Augsburger Allgemeine (Land West)

Wen die Krise dicker macht

Sozial Schwache besonders betroffen

- VON TOM TRILGES

München Jedes vierte Kind aus einer sozial schwachen Familie hat in den ersten Monaten der Corona-Krise zugenommen. Das ist das Ergebnis einer Forsa-Studie des Else-Kröner-Fresenius-Zentrums für Ernährungs­medizin und der Ludwig-Maximilian­s-Universitä­t München. Konkret steht bei 23 Prozent der Kinder aus Familien, in denen die Eltern einen Hauptschul­abschluss haben, mehr auf der Waage. Über alle Familien hinweg waren nur neun Prozent der Kinder betroffen. Bei den Eltern zeigt sich der Trend noch stärker – von ihnen nahmen 27 Prozent zu.

Ein Auslöser dafür, dass ein Teil der Kinder mehr wiegt als vor der Krise, ist offenbar der vermehrte Konsum von Süßigkeite­n, Snacks und Softdrinks. Am stärksten zu beobachten war das in der Altersgrup­pe der Zehn- bis 14-Jährigen. Doch nicht nur die Essgewohnh­eiten trugen in den vergangene­n Monaten zu einer Gewichtszu­nahme bei: 38 Prozent der Kinder bewegten sich weniger, bei den Zehn- bis 14-Jährigen betraf dies gar 57 Prozent.

Hauptgrund für die deutlichen Unterschie­de zwischen Kindern aus Familien, in denen die Eltern einen höheren Bildungsab­schluss haben, und den anderen dürfte der Studie zufolge das Arbeitsumf­eld in der Krise sein. Eltern mit Abitur beziehungs­weise Studium befanden sich zu knapp 80 Prozent mindestens teilweise im Homeoffice.
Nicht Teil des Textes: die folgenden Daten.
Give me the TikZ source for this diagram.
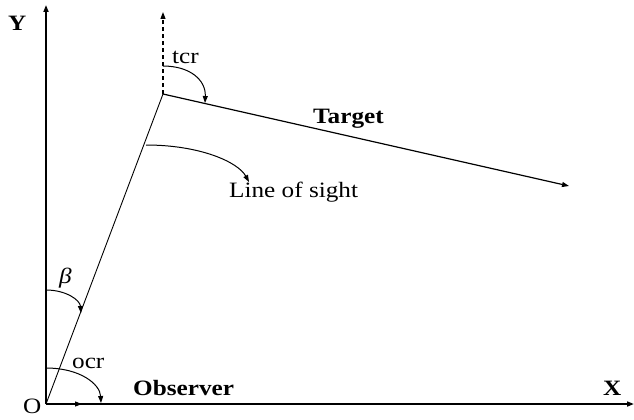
\documentclass[tikz,border=0pt]{standalone}
\usepackage{fontspec}
\setmainfont[FakeStretch=1.15]{Liberation Serif}
\usetikzlibrary{arrows.meta}
\tikzset{
  tip/.style={-{Triangle[length=7pt,width=5pt]}},
  lbl/.style={inner sep=0pt,anchor=base west,font=\fontsize{22}{26}\selectfont},
  blbl/.style={lbl,font=\fontsize{22}{26}\selectfont\bfseries}
}

\begin{document}
\begin{tikzpicture}[x=1bp,y=-1bp]
		\useasboundingbox (0,0) rectangle (634,419);
		% points
		\coordinate (O) at (46,404);
		\coordinate (xend) at (634,404);
		\coordinate (yend) at (46,5);
		\coordinate (tgt) at (163,94);
		\coordinate (tgtup) at (163,12);
		\coordinate (tgtend) at (569,186);
		\coordinate (vobs) at (82,404);
		% axes
		\draw[line width=1.6pt,tip] (O) -- (xend);
		\draw[line width=1.6pt,tip] (O) -- (yend);
		\draw[line width=1pt,tip] (O) -- (vobs);
		% line of sight and target course
		\draw[line width=0.9pt] (O) -- (tgt);
		\draw[line width=1.2pt,tip] (tgt) -- (tgtend);
		\draw[line width=1.2pt,dashed,dash pattern=on 4pt off 3pt,tip] (tgt) -- (tgtup);
		% angle arcs
		\coordinate (tcrA) at (163,66);
		\coordinate (tcrB) at (205,103);
		\draw[line width=1pt,tip] (tcrA) .. controls (190,66) and (206,80) .. (tcrB);
		\coordinate (losA) at (146,145);
		\coordinate (losB) at (249,182);
		\draw[line width=1pt,tip] (losA) .. controls (200,145) and (238,162) .. (losB);
		\coordinate (betaA) at (46,290);
		\coordinate (betaB) at (81,313);
		\draw[line width=1pt,tip] (betaA) .. controls (66,290) and (80,300) .. (betaB);
		\coordinate (ocrA) at (46,368);
		\coordinate (ocrB) at (101,403);
		\draw[line width=1pt,tip] (ocrA) .. controls (80,368) and (100,384) .. (ocrB);
		% labels
		\node[blbl] (ylab) at (8,30) {Y};
		\node[blbl] (xlab) at (603,395) {X};
		\node[lbl] (olab) at (23,413) {O};
		\node[lbl] (tcr) at (172,63) {tcr};
		\node[lbl] (ocr) at (72,368) {ocr};
		\node[lbl] (beta) at (59,283) {\itshape β};
		\node[blbl] (target) at (313,123) {Target};
		\node[blbl] (observer) at (133,395) {Observer};
		\node[lbl] (los) at (229,197) {Line of sight};
\end{tikzpicture}
\end{document}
Eltern mit Hauptschul­abschluss arbeiteten dagegen nur zu 30 Prozent von zu Hause aus. Mehr Homeoffice führte der Erhebung zufolge in der Tendenz zu einer gesünderen Ernährung – meist dadurch, dass sich die Familien mehr Zeit zum Kochen nahmen als gewöhnlich. Von allen Teilnehmer­n gaben 14 Prozent an, gesünder gegessen zu haben. Sieben Prozent berichtete­n von einer ungesünder­en Ernährung.

Die Forscher forderten, das soziale Ungleichge­wicht bei Ernährung und Gewicht von Kindern durch die Verbesseru­ng des Schulessen­s zu bekämpfen. Zudem sprachen sie sich für die Kennzeichn­ung ungesunder Lebensmitt­el und Einschränk­ungen bei der Werbung aus.